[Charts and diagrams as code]
____________

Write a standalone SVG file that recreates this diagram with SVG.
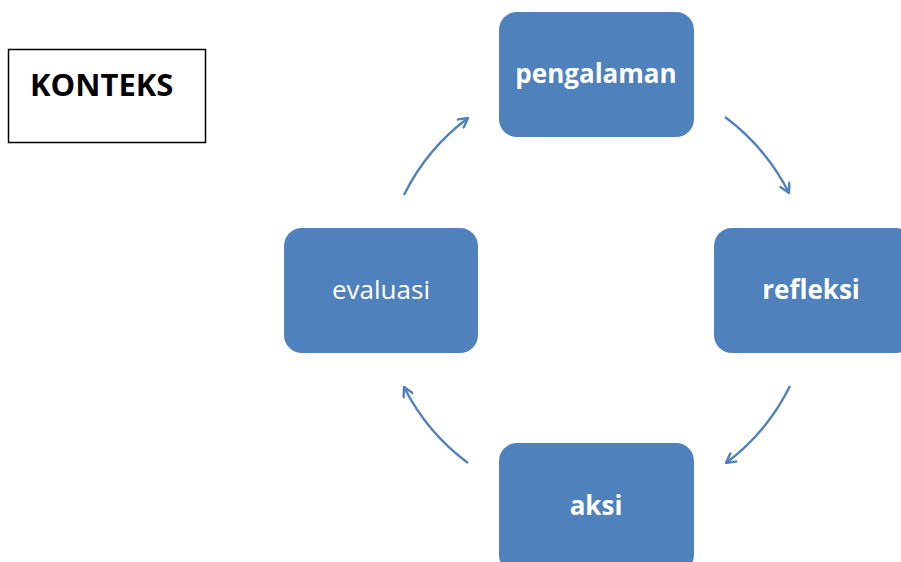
<svg xmlns="http://www.w3.org/2000/svg" width="901" height="562" viewBox="0 0 901 562">
<style>
.box{fill:#4F81BD;}
.lbl{fill:#fff;font-family:"Open Sans","Liberation Sans",sans-serif;font-size:26px;text-anchor:middle;}
.b{font-weight:bold;}
.arr{fill:none;stroke:#4F81BD;stroke-width:2.4;marker-end:url(#ah);}
</style>
<defs>
<marker id="ah" viewBox="0 0 12 12" refX="11" refY="6" markerWidth="12" markerHeight="12" markerUnits="userSpaceOnUse" orient="auto">
<path d="M1,0.5 L11,6 L1,11.5" fill="none" stroke="#4F81BD" stroke-width="2.4"/>
</marker>
</defs>
<rect width="901" height="562" fill="#fff"/>
<g id="konteks">
<rect x="8.5" y="49.5" width="197" height="93" fill="#fff" stroke="#000" stroke-width="1.5"/>
<text x="30" y="96" font-family="Open Sans,Liberation Sans,sans-serif" font-weight="bold" font-size="31" fill="#000">KONTEKS</text>
</g>
<g id="pengalaman">
<rect class="box" x="499" y="12" width="195" height="125" rx="18"/>
<text class="lbl b" x="596" y="83">pengalaman</text>
</g>
<g id="refleksi">
<rect class="box" x="714" y="228" width="200" height="125" rx="18"/>
<text class="lbl b" x="811" y="299">refleksi</text>
</g>
<g id="evaluasi">
<rect class="box" x="284" y="228" width="194" height="125" rx="18"/>
<text class="lbl" x="381" y="299" font-size="27.5">evaluasi</text>
</g>
<g id="aksi">
<rect class="box" x="499" y="443" width="195" height="130" rx="18"/>
<text class="lbl b" x="596" y="515">aksi</text>
</g>
<g id="connectors">
<path class="arr" d="M404,195 A214,214 0 0 1 468,118"/>
<path class="arr" d="M725,117 A216,216 0 0 1 789,193"/>
<path class="arr" d="M790,386 A216,216 0 0 1 726,463"/>
<path class="arr" d="M468,463 A214,214 0 0 1 404,387"/>
</g>
</svg>
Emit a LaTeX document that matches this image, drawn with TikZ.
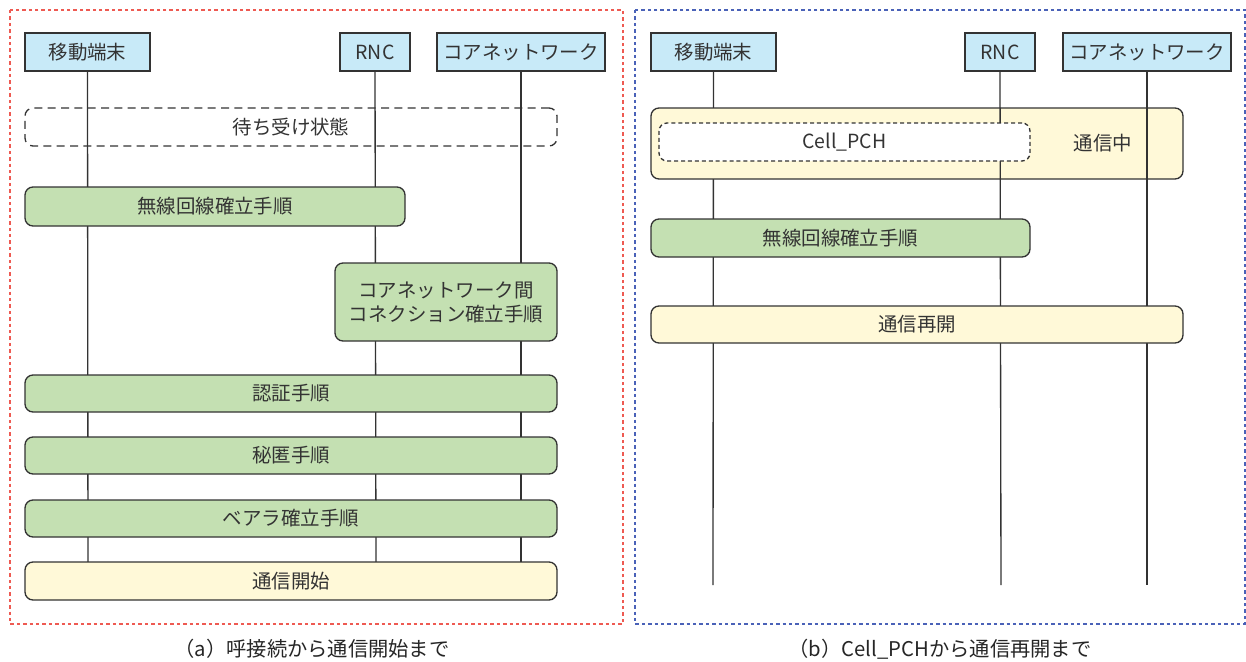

____________

→ **EXERCISE PROMPT**
Reproduce each entry verbatim, excluding any embedded images.

→ **OUTPUT FOR THIS EXERCISE**
Write a standalone SVG file that recreates this diagram with SVG.
<svg xmlns="http://www.w3.org/2000/svg" width="901" height="562" viewBox="0 0 901 562">
<style>
.box{fill:#4F81BD;}
.lbl{fill:#fff;font-family:"Open Sans","Liberation Sans",sans-serif;font-size:26px;text-anchor:middle;}
.b{font-weight:bold;}
.arr{fill:none;stroke:#4F81BD;stroke-width:2.4;marker-end:url(#ah);}
</style>
<defs>
<marker id="ah" viewBox="0 0 12 12" refX="11" refY="6" markerWidth="12" markerHeight="12" markerUnits="userSpaceOnUse" orient="auto">
<path d="M1,0.5 L11,6 L1,11.5" fill="none" stroke="#4F81BD" stroke-width="2.4"/>
</marker>
</defs>
<rect width="901" height="562" fill="#fff"/>
<g id="konteks">
<rect x="8.5" y="49.5" width="197" height="93" fill="#fff" stroke="#000" stroke-width="1.5"/>
<text x="30" y="96" font-family="Open Sans,Liberation Sans,sans-serif" font-weight="bold" font-size="31" fill="#000">KONTEKS</text>
</g>
<g id="pengalaman">
<rect class="box" x="499" y="12" width="195" height="125" rx="18"/>
<text class="lbl b" x="596" y="83">pengalaman</text>
</g>
<g id="refleksi">
<rect class="box" x="714" y="228" width="200" height="125" rx="18"/>
<text class="lbl b" x="811" y="299">refleksi</text>
</g>
<g id="evaluasi">
<rect class="box" x="284" y="228" width="194" height="125" rx="18"/>
<text class="lbl" x="381" y="299" font-size="27.5">evaluasi</text>
</g>
<g id="aksi">
<rect class="box" x="499" y="443" width="195" height="130" rx="18"/>
<text class="lbl b" x="596" y="515">aksi</text>
</g>
<g id="connectors">
<path class="arr" d="M404,195 A214,214 0 0 1 468,118"/>
<path class="arr" d="M725,117 A216,216 0 0 1 789,193"/>
<path class="arr" d="M790,386 A216,216 0 0 1 726,463"/>
<path class="arr" d="M468,463 A214,214 0 0 1 404,387"/>
</g>
</svg>
Emit a LaTeX document that matches this image, drawn with TikZ.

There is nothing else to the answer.